А я был инициатором экзекуции: мы поймали Калинкина, когда он собирался удрать во время обеда на соседний катер, и силой заставили его съесть двойную порцию борща, гречневой каши и компота его собственного приготовления. Ведь тогда мы тоже были на грани того, чтобы разбежаться обедать по другим катерам. Потом Калинкина определили в пулемётчики, а коком назначили другого матроса.

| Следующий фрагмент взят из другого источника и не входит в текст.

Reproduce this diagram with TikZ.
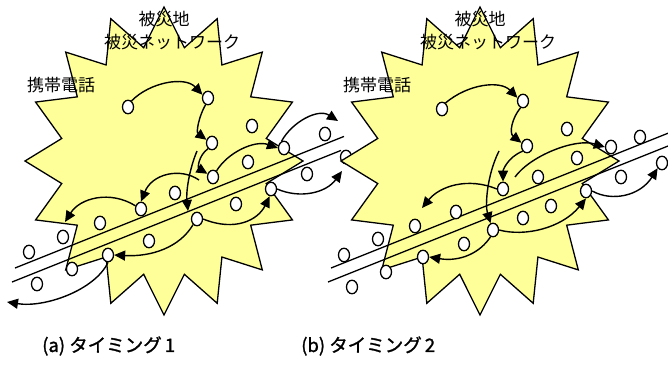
\documentclass[tikz,border=0pt]{standalone}
\usepackage{fontspec}
\newfontfamily\jpfont{Noto Sans CJK JP}
\newfontfamily\jpcap[FakeBold=1.3]{Noto Sans CJK JP}
\usetikzlibrary{arrows.meta,shapes.geometric}
\definecolor{staryellow}{RGB}{255,255,153}
\tikzset{
 pt/.style={ellipse, draw, fill=white, line width=1.3pt, minimum width=11pt, minimum height=13.5pt, inner sep=0pt},
 road/.style={line width=1.3pt},
 starfill/.style={fill=staryellow, draw=black, line width=1.3pt, line join=miter},
 arr/.style={line width=1.4pt, -{Triangle[length=11pt,width=10pt]}},
 lbl/.style={font=\jpfont\fontsize{17}{20}\selectfont, inner sep=0pt},
 caplbl/.style={font=\jpcap\fontsize{18.5}{22}\selectfont, inner sep=0pt},
}
\newcommand{\drawburst}[2]{%
  \path[starfill] ({#1},{#2-154}) \foreach \i in {1,...,31}{ -- ({#1+139*(0.875+0.125*cos(180*\i))*sin(11.25*\i)}, {#2-154*(0.875+0.125*cos(180*\i))*cos(11.25*\i)}) } -- cycle;}
\begin{document}
\begin{tikzpicture}[x=1pt,y=-1pt]
\useasboundingbox (0,0) rectangle (668,369);
% ---------------- left panel ----------------
\drawburst{164}{161}
\draw[road] (15,268) -- (344,136.4);
\draw[road] (12,282) -- (341,150.4);
\node[lbl] (t1) at (164,19) {被災地};
\node[lbl] (t2) at (172,42) {被災ネットワーク};
\node[lbl] (t3) at (61,85) {携帯電話};
\foreach \n/\x/\y in {a1/128/107, a2/208/98, a3/252/126, a4/212/143, a5/284/148, a6/325/134, a7/248/162, a8/213/177, a9/175/193, a10/141/209, a11/100/223, a12/63/237, a13/29/252,
  b0/346/157, b1/307/174, b2/271/189, b3/236/204, b4/197/219, b5/149/241, b6/108/255, b7/72/269, b8/37/284}
  \node[pt] (\n) at (\x,\y) {};
\coordinate (s4) at (197,151);
\coordinate (e4) at (188,211);
\coordinate (e6) at (338,121);
\coordinate (e7) at (342,171);
\coordinate (e10) at (7,302);
\coordinate (s11) at (199,180);
\coordinate (e12) at (65,222);
\draw[arr] (a1.60) .. controls (150,82) and (185,76) .. (a2.150);
\draw[arr] (a2.250) .. controls (199,116) and (196,132) .. (a4.150);
\draw[arr] (a4.235) .. controls (198,156) and (198,168) .. (a8.150);
\draw[arr] (s4) .. controls (189,170) and (186,192) .. (e4);
\draw[arr] (a8.60) .. controls (228,152) and (255,140) .. (a5.180);
\draw[arr] (a5.110) .. controls (292,122) and (318,108) .. (e6);
\draw[arr] (b2.east) .. controls (300,199) and (326,193) .. (e7);
\draw[arr] (b4.east) .. controls (235,232) and (258,220) .. (b2.260);
\draw[arr] (b4.235) .. controls (180,247) and (152,257) .. (b6.east);
\draw[arr] (b6.south) .. controls (95,290) and (45,308) .. (e10);
\draw[arr] (s11) .. controls (180,167) and (152,174) .. (a10.north);
\draw[arr] (a10.150) .. controls (110,190) and (80,198) .. (e12);
% ---------------- right panel ----------------
\drawburst{480}{161}
\draw[road] (331,268) -- (668,133.2);
\draw[road] (328,282) -- (668,146);
\node[lbl] (u1) at (480,19) {被災地};
\node[lbl] (u2) at (488,42) {被災ネットワーク};
\node[lbl] (u3) at (377,85) {携帯電話};
\foreach \n/\x/\y in {c1/442/109, c2/523/101, c3/567/129, c4/527/146, c5/503/189, c6/538/177, c7/577/158, c8/611/147, c9/640/137, c10/456/212, c11/415/226, c12/378/239, c13/344/255,
  d1/662/163, d2/621/177, d3/586/191, d4/551/206, d5/523/218, d6/493/230, d7/464/244, d8/423/257, d9/386/272, d10/352/287}
  \node[pt] (\n) at (\x,\y) {};
\coordinate (rs4) at (515,177);
\coordinate (rs5) at (499,151);
\coordinate (re6) at (422,208);
\draw[arr] (c1.60) .. controls (468,84) and (500,80) .. (c2.150);
\draw[arr] (c2.250) .. controls (512,118) and (509,133) .. (c4.150);
\draw[arr] (c4.230) .. controls (508,157) and (503,170) .. (c5.north);
\draw[arr] (rs4) .. controls (530,156) and (575,138) .. (c8.west);
\draw[arr] (rs5) .. controls (487,175) and (485,205) .. (d6.110);
\draw[arr] (c5.west) .. controls (468,177) and (440,186) .. (re6);
\draw[arr] (d6.east) .. controls (525,237) and (562,228) .. (d3.south);
\draw[arr] (d6.250) .. controls (480,253) and (460,262) .. (d8.east);
\draw[arr] (d3.east) .. controls (612,202) and (640,196) .. (d1.230);
% ---------------- captions ----------------
\node[caplbl, anchor=west] (capa) at (42,346) {(a)\ タイミング\,1};
\node[caplbl, anchor=west] (capb) at (301,346) {(b)\ タイミング\,2};
\end{tikzpicture}
\end{document}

Здесь же картина была совершенно иная: кок готовил пищу хорошо, в этом я убедился, сняв пробу, но почему-то далеко не на всю команду. Я обошёл корабль, на борту кроме нас троих не было никого, даже дежурного. Правда, вскоре один за другим команда вернулась на корабль. Я снова превратился в дознавателя, на этот раз по собственной инициативе. Допрос начал с Ямпольского. Он мне объяснил, что у них как-то испортились продукты, и они были вынуждены получить на базе кое-какие продукты вперёд, а теперь экономят, чтобы выровняться. Объяснения его, меня не убедили. Я потребовал у него данные о наличии продуктов на корабле, и, получив их, вместе с ним и с коком проверил наличие продуктов в кладовой и на камбузе. Продуктов оказалось в полтора-два раза меньше, чем доложил мне корабельный интендант, а продуктов водолазного дополнительного пайка (сгущёнки и шоколада) вообще не оказалось. Так прошёл первый день моего командования этим кораблём.

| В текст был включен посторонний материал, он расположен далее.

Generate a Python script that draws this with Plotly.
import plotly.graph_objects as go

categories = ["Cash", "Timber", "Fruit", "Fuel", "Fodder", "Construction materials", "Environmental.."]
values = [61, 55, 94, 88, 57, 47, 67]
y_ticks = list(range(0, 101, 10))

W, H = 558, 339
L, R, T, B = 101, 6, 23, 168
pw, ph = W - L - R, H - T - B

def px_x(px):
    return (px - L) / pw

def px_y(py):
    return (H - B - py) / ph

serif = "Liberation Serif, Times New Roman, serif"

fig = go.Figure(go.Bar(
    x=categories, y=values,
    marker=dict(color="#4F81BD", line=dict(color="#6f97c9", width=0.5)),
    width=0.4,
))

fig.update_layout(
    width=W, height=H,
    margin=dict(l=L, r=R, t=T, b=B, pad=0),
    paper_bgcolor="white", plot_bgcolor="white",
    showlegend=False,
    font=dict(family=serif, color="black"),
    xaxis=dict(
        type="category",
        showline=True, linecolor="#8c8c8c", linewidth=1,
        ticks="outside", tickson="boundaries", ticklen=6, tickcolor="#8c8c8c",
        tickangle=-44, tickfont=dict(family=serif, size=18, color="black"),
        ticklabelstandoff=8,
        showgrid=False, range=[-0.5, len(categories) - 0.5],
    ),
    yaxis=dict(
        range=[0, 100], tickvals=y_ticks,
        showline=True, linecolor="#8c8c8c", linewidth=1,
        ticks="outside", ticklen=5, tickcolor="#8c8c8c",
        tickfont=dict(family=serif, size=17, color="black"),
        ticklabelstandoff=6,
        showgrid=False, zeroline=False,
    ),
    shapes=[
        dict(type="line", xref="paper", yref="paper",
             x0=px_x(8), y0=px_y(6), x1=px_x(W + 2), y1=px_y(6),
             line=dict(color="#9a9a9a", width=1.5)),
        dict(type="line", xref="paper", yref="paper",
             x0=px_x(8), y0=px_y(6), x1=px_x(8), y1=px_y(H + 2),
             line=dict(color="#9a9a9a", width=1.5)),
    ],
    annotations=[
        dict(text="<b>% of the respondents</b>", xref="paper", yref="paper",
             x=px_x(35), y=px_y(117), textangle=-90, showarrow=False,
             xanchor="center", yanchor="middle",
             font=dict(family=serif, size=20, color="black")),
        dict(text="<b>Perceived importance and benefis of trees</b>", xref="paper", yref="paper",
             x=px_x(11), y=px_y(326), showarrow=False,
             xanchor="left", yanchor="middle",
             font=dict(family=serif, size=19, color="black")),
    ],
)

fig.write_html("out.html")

На следующий день я пошел на базу, чтобы уточнить положение с продуктами питания. Наличие и состояние других видов материально-технического обеспечения корабля меня не интересовали, так как я был всего лишь временно исполняющим обязанности командира корабля, но мне предстояло кормить команду в течение сорока дней.

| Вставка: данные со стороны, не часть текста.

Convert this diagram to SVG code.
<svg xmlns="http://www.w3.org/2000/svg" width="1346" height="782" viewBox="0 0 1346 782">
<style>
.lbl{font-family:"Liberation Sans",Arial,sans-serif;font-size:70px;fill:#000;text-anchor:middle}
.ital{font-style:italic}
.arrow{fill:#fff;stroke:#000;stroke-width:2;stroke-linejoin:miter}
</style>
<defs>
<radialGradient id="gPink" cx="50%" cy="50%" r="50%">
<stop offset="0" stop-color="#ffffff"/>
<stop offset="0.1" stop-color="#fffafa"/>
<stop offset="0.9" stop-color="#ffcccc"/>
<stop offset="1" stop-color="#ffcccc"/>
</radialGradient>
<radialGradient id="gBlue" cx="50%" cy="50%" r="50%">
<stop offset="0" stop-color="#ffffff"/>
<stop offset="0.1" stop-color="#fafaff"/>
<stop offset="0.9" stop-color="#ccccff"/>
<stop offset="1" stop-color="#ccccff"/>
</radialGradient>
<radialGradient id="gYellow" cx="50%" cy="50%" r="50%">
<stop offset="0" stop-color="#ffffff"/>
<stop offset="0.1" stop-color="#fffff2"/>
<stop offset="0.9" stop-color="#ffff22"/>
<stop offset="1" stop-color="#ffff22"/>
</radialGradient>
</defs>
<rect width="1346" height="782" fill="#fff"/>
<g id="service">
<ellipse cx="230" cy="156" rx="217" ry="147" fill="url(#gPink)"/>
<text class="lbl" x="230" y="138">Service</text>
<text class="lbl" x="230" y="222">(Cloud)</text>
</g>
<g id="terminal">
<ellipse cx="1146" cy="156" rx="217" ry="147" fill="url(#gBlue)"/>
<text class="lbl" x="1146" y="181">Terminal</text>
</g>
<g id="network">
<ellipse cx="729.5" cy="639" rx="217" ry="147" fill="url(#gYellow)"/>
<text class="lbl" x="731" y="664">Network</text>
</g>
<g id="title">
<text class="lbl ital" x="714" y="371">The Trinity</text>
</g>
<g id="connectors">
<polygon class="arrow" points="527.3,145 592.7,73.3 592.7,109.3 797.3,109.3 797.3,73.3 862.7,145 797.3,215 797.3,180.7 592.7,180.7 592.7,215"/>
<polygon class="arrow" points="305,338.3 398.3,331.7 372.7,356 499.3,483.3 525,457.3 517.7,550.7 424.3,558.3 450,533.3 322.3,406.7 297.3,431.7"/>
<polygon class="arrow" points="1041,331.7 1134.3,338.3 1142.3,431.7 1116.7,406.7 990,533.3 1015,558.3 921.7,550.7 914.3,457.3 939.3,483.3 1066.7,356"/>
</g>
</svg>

Картина была удручающей: все продукты были «съедены» вперед, одни на неделю, другие на месяц, а в денежном выражении недостача продуктов превышала двухмесячное денежное содержание командира корабля. Особенно большим был дефицит масла, сахара и мяса. Выдавать эти продукты в долг мне отказали. Пришлось обращаться к командованию. Но предварительно я сделал полный расчет продуктов, которые надо было получить, чтобы, расходуя их с максимальной экономией, кормить команду в течение двух месяцев.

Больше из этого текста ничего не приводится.